I provided a presentation about the Data Conservancy (the name of our DataNet award) that focused on the proposal elements and initial technical architecture. The most important point that I had mentioned was there are significant unknowns and research questions related to data curation infrastructure, particularly related to storage systems. It is tempting to assume that storage is storage and one can simply deposit large amounts of complex scientific data onto storage systems to complete the curation process, but nothing could be further from the truth. Storage is a necessary but far from sufficient condition.
Even at the storage layer, there are fundamental questions regarding failure rates, large-scale system performance, interfaces with preservation and access systems, etc. There are several vendors within the storage hardware and software sector so the ability to span across different vendors is an important consideration as well. More recently, cloud-based storage (and associated services) have become more available as options.
One of the key questions for the Data Conservancy will be comparative advantage. That is, how we do leverage the expertise and capabilities of partners, including commercial storage providers, while focusing on our core areas of expertise such as preservation policies, processes and actions.
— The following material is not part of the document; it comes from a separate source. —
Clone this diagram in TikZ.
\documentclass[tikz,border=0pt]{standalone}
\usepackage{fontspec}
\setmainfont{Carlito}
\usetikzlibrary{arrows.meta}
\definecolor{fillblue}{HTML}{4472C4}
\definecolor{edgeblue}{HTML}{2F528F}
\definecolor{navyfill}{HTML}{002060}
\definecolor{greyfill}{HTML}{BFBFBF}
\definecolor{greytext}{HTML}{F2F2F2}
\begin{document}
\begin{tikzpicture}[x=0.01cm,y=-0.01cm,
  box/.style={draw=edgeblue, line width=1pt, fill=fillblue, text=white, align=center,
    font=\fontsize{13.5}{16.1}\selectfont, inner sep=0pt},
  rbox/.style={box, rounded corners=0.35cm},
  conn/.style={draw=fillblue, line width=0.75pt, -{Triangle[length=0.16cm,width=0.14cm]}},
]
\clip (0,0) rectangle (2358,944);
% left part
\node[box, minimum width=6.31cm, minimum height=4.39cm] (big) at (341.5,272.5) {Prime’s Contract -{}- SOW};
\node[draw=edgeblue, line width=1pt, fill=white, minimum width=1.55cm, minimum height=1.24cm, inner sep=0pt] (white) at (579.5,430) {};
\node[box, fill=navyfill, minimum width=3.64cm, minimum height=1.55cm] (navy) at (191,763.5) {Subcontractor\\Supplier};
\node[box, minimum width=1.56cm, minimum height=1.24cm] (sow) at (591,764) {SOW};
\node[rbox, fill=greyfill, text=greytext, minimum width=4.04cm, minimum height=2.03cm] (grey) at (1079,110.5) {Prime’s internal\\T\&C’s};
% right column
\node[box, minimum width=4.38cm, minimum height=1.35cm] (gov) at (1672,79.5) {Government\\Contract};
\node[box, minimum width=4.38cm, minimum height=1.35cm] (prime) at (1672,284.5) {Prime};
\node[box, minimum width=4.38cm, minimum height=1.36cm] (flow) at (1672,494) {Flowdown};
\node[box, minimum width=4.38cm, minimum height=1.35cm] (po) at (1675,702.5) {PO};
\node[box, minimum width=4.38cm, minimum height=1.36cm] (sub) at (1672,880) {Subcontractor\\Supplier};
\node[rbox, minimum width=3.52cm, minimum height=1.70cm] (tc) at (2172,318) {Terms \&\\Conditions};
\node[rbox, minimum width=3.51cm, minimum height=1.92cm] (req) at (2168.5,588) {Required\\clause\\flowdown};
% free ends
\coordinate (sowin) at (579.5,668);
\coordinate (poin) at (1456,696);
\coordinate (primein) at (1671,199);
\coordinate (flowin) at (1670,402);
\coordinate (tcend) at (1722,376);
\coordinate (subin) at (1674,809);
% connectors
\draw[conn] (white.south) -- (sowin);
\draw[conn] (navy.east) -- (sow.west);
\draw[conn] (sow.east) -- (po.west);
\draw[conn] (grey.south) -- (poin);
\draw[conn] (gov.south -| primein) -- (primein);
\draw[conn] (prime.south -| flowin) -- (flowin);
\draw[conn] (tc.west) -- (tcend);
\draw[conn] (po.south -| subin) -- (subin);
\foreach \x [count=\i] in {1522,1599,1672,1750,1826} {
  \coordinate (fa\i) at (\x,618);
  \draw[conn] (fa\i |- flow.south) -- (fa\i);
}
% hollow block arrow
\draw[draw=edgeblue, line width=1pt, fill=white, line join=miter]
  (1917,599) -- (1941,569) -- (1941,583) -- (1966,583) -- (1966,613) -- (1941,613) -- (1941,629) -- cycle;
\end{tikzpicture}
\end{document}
This type of question could be explored through PASIG.
Both educational and commercial institutions have presented their technology offerings for preservation and archiving through PASIG, which has been helpful in terms of developing a better understanding of the landscape. However, it is my hope that PASIG (and other digital preservation meetings) start to address the "ecological" view of infrastructure development. No single institution will develop the capacity to curate all scientific data, so it's critical for our community to consider the distributed nature of curation, including storage systems. As we build out our local node of infrastructure at Johns Hopkins through the Data Conservancy, we will undoubtedly need to find ways to integrate and connect with other nodes of infrastructure.